Survival International - Custodi della foresta


 

The Yanomami are the largest relatively isolated tribe in South America. They live in the rainforest and mountains of northern Brazil and southern Venezuela.

During the 1970s and the 1980s, the Yanomami suffered immensely when Brazilian gold-miners invaded their land after the discovery of important mineral deposits in the territory. A highway was built and, suddenly, miners, woodcutters, workers, corporations and military arrived. They destroyed many villages, and exposed them to diseases to which they had no immunity. Twenty percent of the Yanomami died in just seven years and anthropologists predicted their extinction by the year 2000.

After a long international campaign led by Davi Kopenawa Yanomami, Survival and the CCPY (Pro Yanomami Commission), of which Andujar is a founding member, Yanomami land in Brazil was finally demarcated and officially recognized in 1991 as the ‘Yanomami Park’. Since then, many Yanomami communities have begun to live and prosper, and today they are one of the largest tribes in South America still living self-sufficiently and in relative isolation. However, the invasion of Yanomami land continues. Indians in Brazil still do not have proper ownership rights over their land – the government refuses to recognise tribal land ownership, despite having signed an international agreement that guarantees it. The Congress proposed a constitutional amendment, known as ‘PEC215’, which would cause further delays and obstacles to the recognition and protection of the tribes’ ancestral land.

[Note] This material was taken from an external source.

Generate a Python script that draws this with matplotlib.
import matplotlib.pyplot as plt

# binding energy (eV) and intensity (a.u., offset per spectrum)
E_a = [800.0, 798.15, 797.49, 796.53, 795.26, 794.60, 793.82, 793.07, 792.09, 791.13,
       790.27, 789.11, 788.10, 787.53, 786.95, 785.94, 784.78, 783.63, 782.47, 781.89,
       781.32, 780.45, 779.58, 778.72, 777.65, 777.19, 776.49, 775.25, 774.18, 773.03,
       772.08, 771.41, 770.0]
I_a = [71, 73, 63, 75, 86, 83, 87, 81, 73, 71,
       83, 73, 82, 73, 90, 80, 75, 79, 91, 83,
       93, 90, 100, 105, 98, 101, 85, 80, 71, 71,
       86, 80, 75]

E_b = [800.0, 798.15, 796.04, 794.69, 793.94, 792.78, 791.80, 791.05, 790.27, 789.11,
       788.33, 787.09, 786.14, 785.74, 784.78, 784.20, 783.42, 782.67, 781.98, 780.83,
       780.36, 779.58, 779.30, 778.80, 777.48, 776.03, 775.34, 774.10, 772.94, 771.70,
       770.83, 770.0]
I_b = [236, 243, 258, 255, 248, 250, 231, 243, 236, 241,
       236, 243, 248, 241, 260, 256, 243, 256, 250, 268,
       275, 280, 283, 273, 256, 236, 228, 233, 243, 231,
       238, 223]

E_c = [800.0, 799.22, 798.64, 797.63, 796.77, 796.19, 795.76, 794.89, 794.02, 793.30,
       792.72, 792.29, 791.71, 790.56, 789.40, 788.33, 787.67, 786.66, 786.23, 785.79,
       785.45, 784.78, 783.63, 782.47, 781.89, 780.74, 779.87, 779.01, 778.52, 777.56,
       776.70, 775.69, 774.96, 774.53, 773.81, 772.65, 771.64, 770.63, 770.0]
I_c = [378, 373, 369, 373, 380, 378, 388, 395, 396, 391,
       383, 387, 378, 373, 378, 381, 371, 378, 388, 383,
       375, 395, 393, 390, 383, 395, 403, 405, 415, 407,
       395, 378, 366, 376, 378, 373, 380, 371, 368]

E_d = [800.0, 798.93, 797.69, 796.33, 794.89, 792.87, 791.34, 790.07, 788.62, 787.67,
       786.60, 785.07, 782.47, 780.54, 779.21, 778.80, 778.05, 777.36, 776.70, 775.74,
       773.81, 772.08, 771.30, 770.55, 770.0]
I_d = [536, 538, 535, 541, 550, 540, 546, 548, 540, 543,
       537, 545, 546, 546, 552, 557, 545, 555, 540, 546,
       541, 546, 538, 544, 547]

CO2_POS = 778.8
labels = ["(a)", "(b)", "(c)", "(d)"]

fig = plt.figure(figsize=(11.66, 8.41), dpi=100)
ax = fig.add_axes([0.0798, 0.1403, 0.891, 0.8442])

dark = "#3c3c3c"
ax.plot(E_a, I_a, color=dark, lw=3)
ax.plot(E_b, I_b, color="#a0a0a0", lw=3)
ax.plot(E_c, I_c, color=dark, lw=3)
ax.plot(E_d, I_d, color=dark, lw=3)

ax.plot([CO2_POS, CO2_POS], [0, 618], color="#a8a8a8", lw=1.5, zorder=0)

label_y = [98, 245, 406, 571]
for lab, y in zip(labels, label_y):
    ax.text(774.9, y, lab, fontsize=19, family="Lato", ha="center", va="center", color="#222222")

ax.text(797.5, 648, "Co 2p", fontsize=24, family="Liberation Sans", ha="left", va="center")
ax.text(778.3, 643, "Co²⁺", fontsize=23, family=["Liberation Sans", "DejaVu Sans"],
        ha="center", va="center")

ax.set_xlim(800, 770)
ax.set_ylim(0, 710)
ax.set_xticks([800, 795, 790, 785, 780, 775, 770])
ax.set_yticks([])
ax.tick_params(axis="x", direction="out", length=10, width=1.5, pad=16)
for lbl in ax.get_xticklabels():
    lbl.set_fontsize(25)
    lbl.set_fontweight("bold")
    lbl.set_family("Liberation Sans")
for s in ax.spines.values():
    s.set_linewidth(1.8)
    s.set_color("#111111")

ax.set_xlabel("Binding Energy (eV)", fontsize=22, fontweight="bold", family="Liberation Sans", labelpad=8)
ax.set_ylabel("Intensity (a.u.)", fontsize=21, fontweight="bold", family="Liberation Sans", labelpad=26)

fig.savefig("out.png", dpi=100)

Claudia Andujar has documented the daily lives of Yanomani people and their fight for survival since 1958. She shares the same goal with Survival International: help the Yanomami people defend their lives, protect their lands and determine their own futures. The success of the campaign proves that if tribal peoples are allowed to live on their own land they will be invariably healthier, with a far better quality of life than the millions of impoverished citizens marginalized by growing inequality. Also, evidence proves that tribal peoples are better at looking after their environment than any one else and that the lands they inhabit are the richest in biodiversity. They are the best conservationists and guardians of the natural world and the Yanomami Park, the largest area of protected rainforest in the world, it is a clear and captivating example.

Text by Survival International Italia

 

Survival International - Claudia Andujar

In the portrait Claudia Andujar with Davi Kopenawa, yanomami voice and shaman, in 2010.

Born in Switzerland in 1931, Claudia Andujar has been living in São Paulo since 1956, where she naturalized Brazilian. After spending her childhood in Hungary, she emigrated to the United States, where she studied at Hunter College in New York City.

From 1958 to 1971 she covered the region of the Amazon as a free-lance photojournalist for important magazines from Brazil (Realidade, Claudia, Setenta, Good Year Brasil) and from other countries (Life, Look, IBM, Fortune, Horizon USA). In the beginning of the 1970s she met the Yanomami and decided to entirely devote herself to this people. Founder of the Brazilian NGO Comissao Pro-Yanomami (CCPY), Claudia Andujar realised the most important photographic work ever dedicated to the Yanomami: portraits, life scenes, and shamanic sessions. Both through her effort and through her work, she played a fundamental role in the recognition, by the Brazilian government, of the yanomami territory.
Claudia Andujar is today an internationally renowned photographer.

 

Survival International is the global movement for tribal peoples’ rights. We are the only organization that champions tribal peoples around the world. We help them defend their lives, protect their lands and determine their own futures.

Tribal peoples have developed ways of life that are largely self-sufficient and extraordinarily diverse. Many of the world’s staple crops and drugs used in Western medicine originate with them, and have saved millions of lives. Even so, tribal peoples are portrayed as backward and primitive simply because their communal ways are different. Industrialized societies subject them to genocidal violence, slavery and racism so they can steal their lands, resources and labour in the name of “progress” and “civilization”.

Our work is preventing the annihilation of tribal peoples. We work in partnership with them. We give them a platform to speak to the world. We investigate atrocities and present evidence to the United Nations and other international forums. We support legal representation. We fund medical and self-help projects. We educate, research, campaign, lobby and protest. We won’t give up until we all have a world where tribal peoples are respected as contemporary societies and their human rights protected.